WHAT IS EXPECTED: Each line from the beginning of the data below through the line containing "2.265, 2.32, 2.37];" should be repeated exactly, please.

________

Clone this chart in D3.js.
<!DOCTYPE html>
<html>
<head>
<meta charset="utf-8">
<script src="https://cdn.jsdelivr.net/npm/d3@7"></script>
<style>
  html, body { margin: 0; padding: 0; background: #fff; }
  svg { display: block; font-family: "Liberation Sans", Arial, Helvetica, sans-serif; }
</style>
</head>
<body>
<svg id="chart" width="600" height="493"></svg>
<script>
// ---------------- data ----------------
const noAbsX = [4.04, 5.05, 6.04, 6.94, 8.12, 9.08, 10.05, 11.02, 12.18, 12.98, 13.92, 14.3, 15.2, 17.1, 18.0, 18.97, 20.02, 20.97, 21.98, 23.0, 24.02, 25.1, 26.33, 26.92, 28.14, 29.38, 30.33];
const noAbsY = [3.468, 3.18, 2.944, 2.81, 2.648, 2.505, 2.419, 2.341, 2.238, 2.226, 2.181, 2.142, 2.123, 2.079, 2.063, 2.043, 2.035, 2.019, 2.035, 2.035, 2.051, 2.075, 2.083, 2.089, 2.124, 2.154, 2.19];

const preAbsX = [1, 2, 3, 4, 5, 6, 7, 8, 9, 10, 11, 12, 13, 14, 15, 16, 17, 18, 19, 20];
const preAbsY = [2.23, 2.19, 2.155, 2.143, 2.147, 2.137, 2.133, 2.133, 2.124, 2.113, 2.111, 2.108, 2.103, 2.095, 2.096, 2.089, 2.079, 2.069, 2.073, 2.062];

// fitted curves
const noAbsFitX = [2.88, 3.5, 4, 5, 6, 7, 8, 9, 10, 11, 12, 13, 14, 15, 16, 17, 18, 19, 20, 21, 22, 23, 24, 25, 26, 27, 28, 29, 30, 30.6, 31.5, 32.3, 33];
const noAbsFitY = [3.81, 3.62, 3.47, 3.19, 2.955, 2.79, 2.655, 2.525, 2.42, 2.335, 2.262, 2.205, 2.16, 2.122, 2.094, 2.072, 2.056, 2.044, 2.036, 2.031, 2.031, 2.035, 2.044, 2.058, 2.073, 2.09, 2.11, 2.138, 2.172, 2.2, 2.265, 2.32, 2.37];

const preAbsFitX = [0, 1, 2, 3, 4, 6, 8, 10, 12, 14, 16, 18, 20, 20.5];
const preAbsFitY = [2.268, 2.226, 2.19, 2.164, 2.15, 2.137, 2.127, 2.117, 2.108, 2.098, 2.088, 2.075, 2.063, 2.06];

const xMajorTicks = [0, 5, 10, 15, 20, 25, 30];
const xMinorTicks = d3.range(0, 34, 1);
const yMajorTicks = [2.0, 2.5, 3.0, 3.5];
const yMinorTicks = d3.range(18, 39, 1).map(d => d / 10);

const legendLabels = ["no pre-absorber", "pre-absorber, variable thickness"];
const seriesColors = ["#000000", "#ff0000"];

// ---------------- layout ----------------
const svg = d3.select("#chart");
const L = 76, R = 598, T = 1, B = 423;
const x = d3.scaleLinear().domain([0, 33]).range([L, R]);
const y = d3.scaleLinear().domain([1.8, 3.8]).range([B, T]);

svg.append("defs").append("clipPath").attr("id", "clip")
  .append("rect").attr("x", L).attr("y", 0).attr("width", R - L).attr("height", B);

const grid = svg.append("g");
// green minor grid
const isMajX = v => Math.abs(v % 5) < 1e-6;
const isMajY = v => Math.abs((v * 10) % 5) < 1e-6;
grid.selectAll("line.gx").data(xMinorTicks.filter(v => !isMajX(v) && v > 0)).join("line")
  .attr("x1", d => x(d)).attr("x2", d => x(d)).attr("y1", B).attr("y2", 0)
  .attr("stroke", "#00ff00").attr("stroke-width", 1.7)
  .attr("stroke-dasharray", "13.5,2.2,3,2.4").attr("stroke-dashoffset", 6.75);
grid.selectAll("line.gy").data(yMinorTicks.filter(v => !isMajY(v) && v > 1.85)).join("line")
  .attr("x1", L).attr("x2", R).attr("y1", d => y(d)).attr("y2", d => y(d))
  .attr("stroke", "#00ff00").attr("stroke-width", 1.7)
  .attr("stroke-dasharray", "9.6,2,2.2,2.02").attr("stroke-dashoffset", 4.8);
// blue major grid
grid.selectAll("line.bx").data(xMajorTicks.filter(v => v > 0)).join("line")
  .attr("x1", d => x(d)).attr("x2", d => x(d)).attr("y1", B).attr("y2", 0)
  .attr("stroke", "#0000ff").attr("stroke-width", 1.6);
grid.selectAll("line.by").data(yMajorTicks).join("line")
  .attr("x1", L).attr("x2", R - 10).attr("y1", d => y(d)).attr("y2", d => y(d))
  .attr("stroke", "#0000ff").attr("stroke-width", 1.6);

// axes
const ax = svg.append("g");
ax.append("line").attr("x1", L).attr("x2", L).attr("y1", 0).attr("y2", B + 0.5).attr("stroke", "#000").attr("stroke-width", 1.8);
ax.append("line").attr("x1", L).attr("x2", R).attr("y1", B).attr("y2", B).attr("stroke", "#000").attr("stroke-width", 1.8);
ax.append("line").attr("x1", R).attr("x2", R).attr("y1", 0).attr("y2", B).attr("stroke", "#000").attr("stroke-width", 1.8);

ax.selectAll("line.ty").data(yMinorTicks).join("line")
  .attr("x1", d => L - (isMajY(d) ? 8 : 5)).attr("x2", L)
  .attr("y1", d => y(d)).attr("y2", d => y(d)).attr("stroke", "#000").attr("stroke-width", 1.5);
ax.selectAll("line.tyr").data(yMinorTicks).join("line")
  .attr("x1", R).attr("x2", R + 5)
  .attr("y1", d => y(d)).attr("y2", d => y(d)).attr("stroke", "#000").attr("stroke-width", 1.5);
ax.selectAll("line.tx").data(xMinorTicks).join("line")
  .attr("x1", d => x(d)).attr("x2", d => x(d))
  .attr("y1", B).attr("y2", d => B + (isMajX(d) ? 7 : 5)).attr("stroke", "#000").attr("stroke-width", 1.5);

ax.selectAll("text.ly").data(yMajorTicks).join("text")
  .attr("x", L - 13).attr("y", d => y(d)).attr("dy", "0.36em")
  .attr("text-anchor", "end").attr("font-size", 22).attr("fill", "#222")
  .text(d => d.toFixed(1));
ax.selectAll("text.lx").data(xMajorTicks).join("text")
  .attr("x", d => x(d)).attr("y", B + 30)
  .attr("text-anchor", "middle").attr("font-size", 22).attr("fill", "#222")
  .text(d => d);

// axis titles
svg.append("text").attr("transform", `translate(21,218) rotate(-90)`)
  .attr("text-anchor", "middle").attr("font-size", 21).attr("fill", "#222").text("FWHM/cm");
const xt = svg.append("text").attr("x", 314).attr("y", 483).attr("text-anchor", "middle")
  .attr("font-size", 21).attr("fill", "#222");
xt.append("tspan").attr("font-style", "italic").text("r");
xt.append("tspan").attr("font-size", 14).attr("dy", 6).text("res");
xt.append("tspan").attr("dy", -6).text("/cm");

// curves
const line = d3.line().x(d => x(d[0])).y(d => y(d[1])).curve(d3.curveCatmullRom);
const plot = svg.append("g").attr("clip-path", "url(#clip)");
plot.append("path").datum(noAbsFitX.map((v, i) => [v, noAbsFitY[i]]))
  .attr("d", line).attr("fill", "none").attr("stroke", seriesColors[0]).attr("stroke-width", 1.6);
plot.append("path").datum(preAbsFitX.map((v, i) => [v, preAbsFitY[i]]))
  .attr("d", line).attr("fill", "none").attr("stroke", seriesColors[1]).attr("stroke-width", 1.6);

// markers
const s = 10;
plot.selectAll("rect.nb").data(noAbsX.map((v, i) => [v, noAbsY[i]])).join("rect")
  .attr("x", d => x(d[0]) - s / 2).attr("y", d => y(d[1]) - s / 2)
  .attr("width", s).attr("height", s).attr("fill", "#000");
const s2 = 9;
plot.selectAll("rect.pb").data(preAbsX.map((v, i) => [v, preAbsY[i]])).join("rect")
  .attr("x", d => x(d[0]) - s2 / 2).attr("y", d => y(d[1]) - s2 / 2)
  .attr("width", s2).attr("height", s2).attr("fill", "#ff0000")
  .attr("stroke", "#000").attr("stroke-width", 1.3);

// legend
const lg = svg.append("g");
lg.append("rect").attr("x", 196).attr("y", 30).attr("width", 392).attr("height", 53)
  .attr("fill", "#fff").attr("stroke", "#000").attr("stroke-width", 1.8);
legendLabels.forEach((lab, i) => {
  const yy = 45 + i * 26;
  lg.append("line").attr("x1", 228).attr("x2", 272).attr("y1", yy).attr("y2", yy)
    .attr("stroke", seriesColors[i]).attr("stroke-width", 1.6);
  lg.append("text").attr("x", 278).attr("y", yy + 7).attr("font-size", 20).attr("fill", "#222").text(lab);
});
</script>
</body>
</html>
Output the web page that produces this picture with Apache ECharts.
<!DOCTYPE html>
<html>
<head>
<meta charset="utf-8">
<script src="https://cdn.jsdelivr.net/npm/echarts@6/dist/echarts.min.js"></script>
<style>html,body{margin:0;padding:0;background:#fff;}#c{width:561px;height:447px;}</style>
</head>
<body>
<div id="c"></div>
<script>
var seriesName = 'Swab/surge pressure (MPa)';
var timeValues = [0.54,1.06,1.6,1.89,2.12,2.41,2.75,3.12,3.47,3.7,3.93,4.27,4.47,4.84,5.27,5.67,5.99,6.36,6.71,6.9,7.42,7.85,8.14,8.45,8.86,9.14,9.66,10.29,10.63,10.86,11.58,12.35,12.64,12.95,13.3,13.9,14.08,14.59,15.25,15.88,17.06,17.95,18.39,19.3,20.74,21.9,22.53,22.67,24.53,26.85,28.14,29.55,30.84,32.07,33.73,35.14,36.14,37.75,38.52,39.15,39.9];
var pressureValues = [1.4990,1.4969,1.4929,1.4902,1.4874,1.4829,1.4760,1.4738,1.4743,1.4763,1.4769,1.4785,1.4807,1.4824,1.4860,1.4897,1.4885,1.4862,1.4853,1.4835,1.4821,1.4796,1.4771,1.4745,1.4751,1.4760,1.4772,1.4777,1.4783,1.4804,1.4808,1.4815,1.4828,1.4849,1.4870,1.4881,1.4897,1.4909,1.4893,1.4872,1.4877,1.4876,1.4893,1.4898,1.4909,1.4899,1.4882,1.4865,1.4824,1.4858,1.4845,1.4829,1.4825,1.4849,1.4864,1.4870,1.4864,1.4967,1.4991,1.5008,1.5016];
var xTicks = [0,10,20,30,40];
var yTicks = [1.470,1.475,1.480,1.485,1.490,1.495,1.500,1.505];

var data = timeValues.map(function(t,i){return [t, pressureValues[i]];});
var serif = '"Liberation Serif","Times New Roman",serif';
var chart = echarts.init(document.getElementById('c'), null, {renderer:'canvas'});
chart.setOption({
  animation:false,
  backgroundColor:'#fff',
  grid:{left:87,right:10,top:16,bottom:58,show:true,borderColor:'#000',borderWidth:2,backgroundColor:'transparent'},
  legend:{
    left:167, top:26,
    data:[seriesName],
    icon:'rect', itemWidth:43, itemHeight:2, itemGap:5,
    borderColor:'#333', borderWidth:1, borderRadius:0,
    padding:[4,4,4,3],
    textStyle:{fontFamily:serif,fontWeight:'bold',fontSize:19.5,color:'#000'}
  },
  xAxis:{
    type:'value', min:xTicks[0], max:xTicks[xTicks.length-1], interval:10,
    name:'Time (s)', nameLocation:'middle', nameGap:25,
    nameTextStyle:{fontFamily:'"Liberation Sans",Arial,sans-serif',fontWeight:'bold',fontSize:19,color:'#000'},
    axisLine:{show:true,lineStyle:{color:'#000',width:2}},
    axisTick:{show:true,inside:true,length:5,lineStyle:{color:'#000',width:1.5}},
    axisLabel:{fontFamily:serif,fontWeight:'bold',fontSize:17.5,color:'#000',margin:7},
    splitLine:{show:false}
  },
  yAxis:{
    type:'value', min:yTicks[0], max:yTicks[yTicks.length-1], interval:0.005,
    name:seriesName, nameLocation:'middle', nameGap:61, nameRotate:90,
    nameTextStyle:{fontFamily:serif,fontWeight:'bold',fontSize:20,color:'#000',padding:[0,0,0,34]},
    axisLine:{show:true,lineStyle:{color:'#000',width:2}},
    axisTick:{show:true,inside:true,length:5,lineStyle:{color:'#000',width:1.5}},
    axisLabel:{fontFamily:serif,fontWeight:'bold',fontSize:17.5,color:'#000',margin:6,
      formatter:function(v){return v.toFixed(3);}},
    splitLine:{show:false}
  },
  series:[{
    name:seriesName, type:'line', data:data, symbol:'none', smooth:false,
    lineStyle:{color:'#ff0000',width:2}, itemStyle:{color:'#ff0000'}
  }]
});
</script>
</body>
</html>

________

ANSWER IN FULL:
Clone this chart in D3.js.
<!DOCTYPE html>
<html>
<head>
<meta charset="utf-8">
<script src="https://cdn.jsdelivr.net/npm/d3@7"></script>
<style>
  html, body { margin: 0; padding: 0; background: #fff; }
  svg { display: block; font-family: "Liberation Sans", Arial, Helvetica, sans-serif; }
</style>
</head>
<body>
<svg id="chart" width="600" height="493"></svg>
<script>
// ---------------- data ----------------
const noAbsX = [4.04, 5.05, 6.04, 6.94, 8.12, 9.08, 10.05, 11.02, 12.18, 12.98, 13.92, 14.3, 15.2, 17.1, 18.0, 18.97, 20.02, 20.97, 21.98, 23.0, 24.02, 25.1, 26.33, 26.92, 28.14, 29.38, 30.33];
const noAbsY = [3.468, 3.18, 2.944, 2.81, 2.648, 2.505, 2.419, 2.341, 2.238, 2.226, 2.181, 2.142, 2.123, 2.079, 2.063, 2.043, 2.035, 2.019, 2.035, 2.035, 2.051, 2.075, 2.083, 2.089, 2.124, 2.154, 2.19];

const preAbsX = [1, 2, 3, 4, 5, 6, 7, 8, 9, 10, 11, 12, 13, 14, 15, 16, 17, 18, 19, 20];
const preAbsY = [2.23, 2.19, 2.155, 2.143, 2.147, 2.137, 2.133, 2.133, 2.124, 2.113, 2.111, 2.108, 2.103, 2.095, 2.096, 2.089, 2.079, 2.069, 2.073, 2.062];

// fitted curves
const noAbsFitX = [2.88, 3.5, 4, 5, 6, 7, 8, 9, 10, 11, 12, 13, 14, 15, 16, 17, 18, 19, 20, 21, 22, 23, 24, 25, 26, 27, 28, 29, 30, 30.6, 31.5, 32.3, 33];
const noAbsFitY = [3.81, 3.62, 3.47, 3.19, 2.955, 2.79, 2.655, 2.525, 2.42, 2.335, 2.262, 2.205, 2.16, 2.122, 2.094, 2.072, 2.056, 2.044, 2.036, 2.031, 2.031, 2.035, 2.044, 2.058, 2.073, 2.09, 2.11, 2.138, 2.172, 2.2, 2.265, 2.32, 2.37];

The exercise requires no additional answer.